October 2021Vol. 22, No. 9Indian Child Welfare Act Primer for Child Welfare Professionals
Child Welfare Information Gateway released a factsheet that provides caseworkers with information about how to apply the Indian Child Welfare Act (ICWA) to their practice. The factsheet, The Indian Child Welfare Act: A Primer for Child Welfare Professionals, includes a brief overview of the history of child welfare practice with tribes, including factors affecting tribal-state relations and federal legislation affecting child welfare practice with tribes.
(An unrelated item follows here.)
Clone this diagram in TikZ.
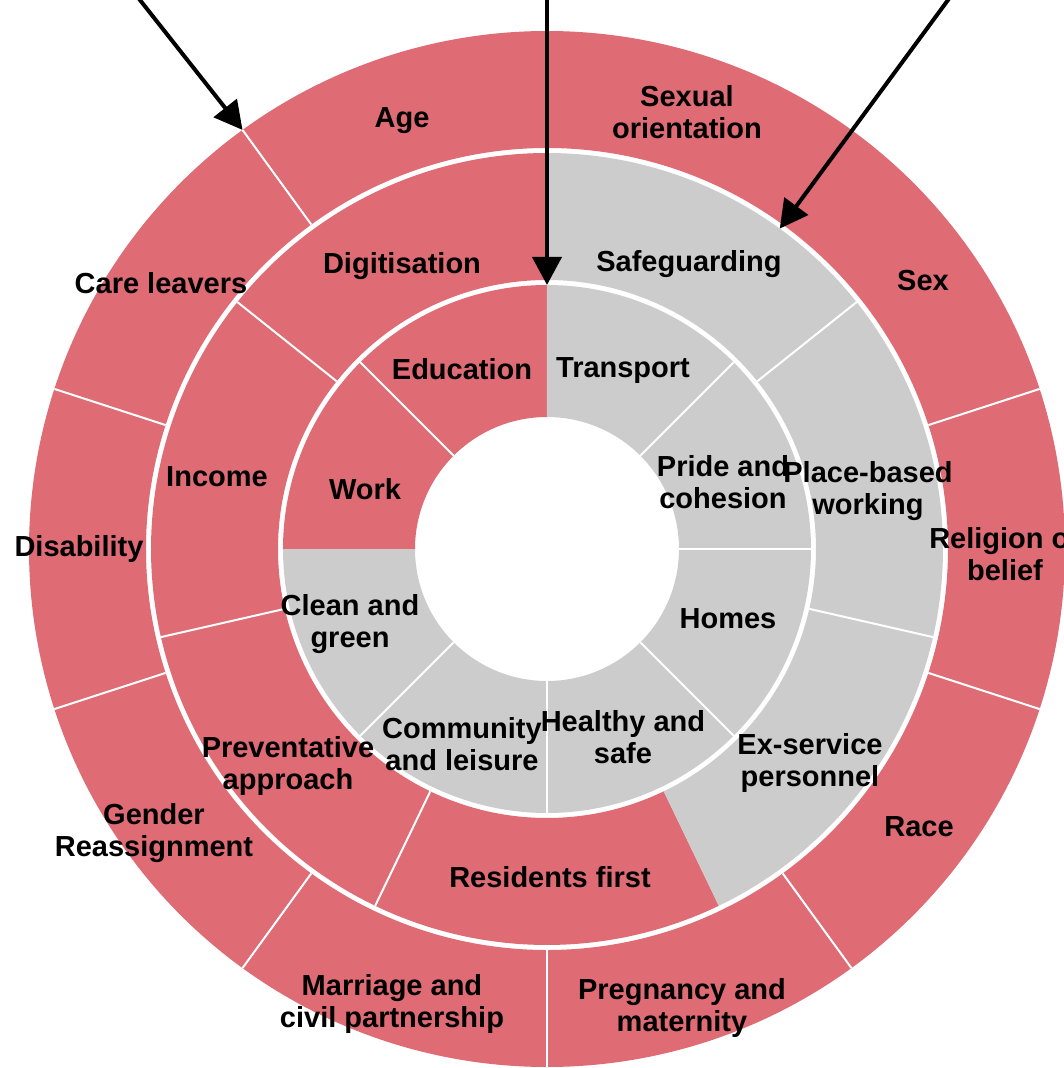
\documentclass[tikz,border=0pt]{standalone}
\usepackage{fontspec}
\setmainfont{Liberation Sans}
\usetikzlibrary{arrows.meta}
\definecolor{segred}{RGB}{223,107,116}
\definecolor{seggrey}{RGB}{204,204,204}
\newcommand{\ringseg}[5]{%
  \fill[#1] (#2:#4) arc[start angle=#2, end angle=#3, radius=#4] -- (#3:#5) arc[start angle=#3, end angle=#2, radius=#5] -- cycle;}
\begin{document}
\begin{tikzpicture}[x=0.75pt,y=0.75pt,
  lbl/.style={align=center, inner sep=0pt, text=black, font=\fontsize{21.75}{24}\selectfont\bfseries},
  divider/.style={white, line width=1.5pt},
  pointer/.style={black, line width=3pt, -{Triangle[length=21pt,width=21.75pt]}}]
\useasboundingbox (-547,-519) rectangle (517,549);
% outer ring (10 segments, all red)
\foreach \a in {90,126,162,198,234,270,306,342,378,414}{
  \pgfmathsetmacro{\b}{\a+36}
  \ringseg{segred}{\a}{\b}{401}{518}
}
% middle ring (7 segments)
\ringseg{segred}{90}{141.4286}{269}{396}
\ringseg{segred}{141.4286}{192.8571}{269}{396}
\ringseg{segred}{192.8571}{244.2857}{269}{396}
\ringseg{segred}{244.2857}{295.7143}{269}{396}
\ringseg{seggrey}{295.7143}{347.1429}{269}{396}
\ringseg{seggrey}{347.1429}{398.5714}{269}{396}
\ringseg{seggrey}{38.5714}{90}{269}{396}
% inner ring (8 segments)
\ringseg{segred}{90}{135}{132}{264}
\ringseg{segred}{135}{180}{132}{264}
\ringseg{seggrey}{180}{225}{132}{264}
\ringseg{seggrey}{225}{270}{132}{264}
\ringseg{seggrey}{270}{315}{132}{264}
\ringseg{seggrey}{315}{360}{132}{264}
\ringseg{seggrey}{0}{45}{132}{264}
\ringseg{seggrey}{45}{90}{132}{264}
% white dividers
\foreach \a in {90,126,162,198,234,270,306,342,18,54}{
  \draw[divider] (\a:401) -- (\a:518);
}
\foreach \a in {141.4286,192.8571,244.2857,347.1429,38.5714}{
  \draw[divider] (\a:269) -- (\a:396);
}
\foreach \a in {135,0,45,225,270,315}{
  \draw[divider] (\a:132) -- (\a:264);
}
% outer labels
\node[lbl] (age) at (-145,428) {Age};
\node[lbl] (sexor) at (140,437) {Sexual\\orientation};
\node[lbl] (sex) at (376,268) {Sex};
\node[lbl] (relig) at (458,-5) {Religion or\\belief};
\node[lbl] (race) at (372,-278) {Race};
\node[lbl] (preg) at (135,-459) {Pregnancy and\\maternity};
\node[lbl] (marr) at (-155,-455) {Marriage and\\civil partnership};
\node[lbl] (gender) at (-393,-284) {Gender\\Reassignment};
\node[lbl] (disab) at (-468,0) {Disability};
\node[lbl] (care) at (-386,266) {Care leavers};
% middle labels
\node[lbl] (digit) at (-145,283) {Digitisation};
\node[lbl] (safe) at (142,285) {Safeguarding};
\node[lbl] (place) at (321,58) {Place-based\\working};
\node[lbl] (exserv) at (263,-214) {Ex-service\\personnel};
\node[lbl] (resid) at (3,-328) {Residents first};
\node[lbl] (prev) at (-259,-217) {Preventative\\approach};
\node[lbl] (income) at (-330,72) {Income};
% inner labels
\node[lbl] (educ) at (-85,180) {Education};
\node[lbl] (trans) at (76,178) {Transport};
\node[lbl] (pride) at (176,67) {Pride and\\cohesion};
\node[lbl] (homes) at (181,-70) {Homes};
\node[lbl] (health) at (76,-188) {Healthy and\\safe};
\node[lbl] (comm) at (-85,-195) {Community\\and leisure};
\node[lbl] (clean) at (-197,-75) {Clean and\\green};
\node[lbl] (work) at (-182,60) {Work};
% arrows
\coordinate (s1) at (-415.7,560);
\coordinate (t1) at (126:518);
\coordinate (s2) at (0,560);
\coordinate (t2) at (90:264);
\coordinate (s3) at (409.1,560);
\coordinate (t3) at (54:396);
\draw[pointer] (s1) -- (t1);
\draw[pointer] (s2) -- (t2);
\draw[pointer] (s3) -- (t3);
\end{tikzpicture}
\end{document}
In addition, the factsheet provides a brief discussion of the practice implications of ICWA, such as determining whether ICWA is applicable to a child welfare case and what to do if a child is determined be American Indian/Alaska Native (AI/AN), transferring jurisdiction to the appropriate tribal authority, implementing active efforts to maintain or reunite a child with their family, removing a child from the home and terminating parental rights, and placing an AI/AN child in out-of-home care.
The factsheet also includes a list of cultural considerations to keep in mind when working with AI/AN families:
- AI/AN individuals and communities are affected by varying levels of trauma, including intergenerational trauma.
- AI/AN individuals can be found in all areas of the country.
- AI/AN ancestry cannot be determined by how a person looks or their family name.
- Each tribe has its own history, culture, and customs.
- Asking questions about cultural issues should be done respectfully.
- Consider that communication styles, the role of elders, etiquette, and other cultural components of tribes may differ from those of nontribal communities.